- **To be done**
Your task is to retype the lines from the opening of the material through the line that includes "(0,0) rectangle (476,397);". Do not copy the pictures.

————

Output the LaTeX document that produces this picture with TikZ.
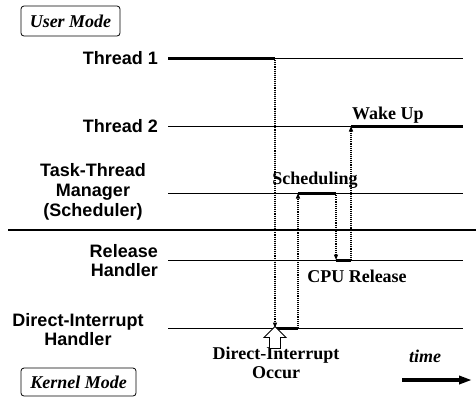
\documentclass[tikz,border=0pt]{standalone}
\usepackage{fontspec}
\setmainfont{Liberation Serif}
\setsansfont{Liberation Sans}
\usetikzlibrary{arrows.meta, positioning}

\begin{document}
\begin{tikzpicture}[
  x=1pt, y=-1pt,
  lane/.style={line width=0.8pt},
  busy/.style={line width=3pt},
  hop/.style={line width=1.2pt, dash pattern=on 1.1pt off 1pt,
    -{Triangle[length=5.5pt, width=4pt]}},
  lbl/.style={font=\fontsize{18}{19}\selectfont\sffamily\bfseries, align=center, inner sep=0pt},
  evt/.style={font=\fontsize{18}{19}\selectfont\bfseries, align=center, inner sep=0pt},
  mode/.style={draw, rounded corners=3pt, line width=0.8pt,
    font=\fontsize{18}{19}\selectfont\bfseries\itshape}
]
\useasboundingbox (0,0) rectangle (476,397);

% lane labels
\node[lbl, anchor=east] (t1lbl) at (158,58) {Thread 1};
\node[lbl, anchor=east] (t2lbl) at (158,126) {Thread 2};
\node[lbl] (tmlbl) at (93,192) {Task-Thread\\[1pt]Manager\\[1pt](Scheduler)};
\node[lbl, align=right, anchor=east] (rhlbl) at (158,261) {Release\\Handler};
\node[lbl] (dilbl) at (78,330) {Direct-Interrupt\\Handler};

\node[mode, minimum width=99pt, minimum height=30pt] (umode) at (70.5,21) {User Mode};
\node[mode, minimum width=115pt, minimum height=28pt] (kmode) at (78.5,382) {Kernel Mode};

% lanes
\coordinate (t1s) at (168,58);  \coordinate (t1e) at (463,58);
\coordinate (t2s) at (168,126); \coordinate (t2e) at (463,126);
\coordinate (tms) at (168,193); \coordinate (tme) at (463,193);
\coordinate (rhs) at (168,260); \coordinate (rhe) at (463,260);
\coordinate (dis) at (168,328); \coordinate (die) at (463,328);
\coordinate (sepl) at (8,230);  \coordinate (sepr) at (476,230);

% switching points
\coordinate (t1off) at (275,58);  \coordinate (dion) at (275,328);
\coordinate (dioff) at (298,328); \coordinate (tmon) at (298,193);
\coordinate (tmoff) at (336,193); \coordinate (rhon) at (336,260);
\coordinate (rhoff) at (351,260); \coordinate (t2on) at (351,126);

\foreach \a/\b in {t1s/t1e, t2s/t2e, tms/tme, rhs/rhe, dis/die}
  \draw[lane] (\a) -- (\b);
\draw[line width=1.1pt] (sepl) -- (sepr);

\foreach \a/\b in {t1s/t1off, dion/dioff, tmon/tmoff, rhon/rhoff, t2on/t2e}
  \draw[busy] (\a) -- (\b);

\draw[hop] (t1off) -- (dion);
\draw[hop] (dioff) -- (tmon);
\draw[hop] (tmoff) -- (rhon);
\draw[hop] (rhoff) -- (t2on);

% event labels
\node[evt, anchor=base west] (wake) at (352,119) {Wake Up};
\node[evt] (sched) at (315,180) {Scheduling};
\node[evt] (cpurel) at (357,276) {CPU Release};
\node[evt] (irqlbl) at (276,363) {Direct-Interrupt\\Occur};

% interrupt arrow
\draw[line width=0.9pt, fill=white] ([yshift=1.5]dion) -- ++(11,11) -- ++(-5.5,0) -- ++(0,11)
  -- ++(-11,0) -- ++(0,-11) -- ++(-5.5,0) -- cycle;

% time axis
\node[evt, font=\fontsize{18}{19}\selectfont\bfseries\itshape] (timelbl) at (425,356) {time};
\coordinate (tstart) at (402,380); \coordinate (tend) at (472,380);
\draw[line width=3.5pt, -{Triangle[length=13pt, width=8pt]}] (tstart) -- (tend);
\end{tikzpicture}
\end{document}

————

- **Answer in full**
Output the LaTeX document that produces this picture with TikZ.
\documentclass[tikz,border=0pt]{standalone}
\usepackage{fontspec}
\setmainfont{Liberation Serif}
\setsansfont{Liberation Sans}
\usetikzlibrary{arrows.meta, positioning}

\begin{document}
\begin{tikzpicture}[
  x=1pt, y=-1pt,
  lane/.style={line width=0.8pt},
  busy/.style={line width=3pt},
  hop/.style={line width=1.2pt, dash pattern=on 1.1pt off 1pt,
    -{Triangle[length=5.5pt, width=4pt]}},
  lbl/.style={font=\fontsize{18}{19}\selectfont\sffamily\bfseries, align=center, inner sep=0pt},
  evt/.style={font=\fontsize{18}{19}\selectfont\bfseries, align=center, inner sep=0pt},
  mode/.style={draw, rounded corners=3pt, line width=0.8pt,
    font=\fontsize{18}{19}\selectfont\bfseries\itshape}
]
\useasboundingbox (0,0) rectangle (476,397);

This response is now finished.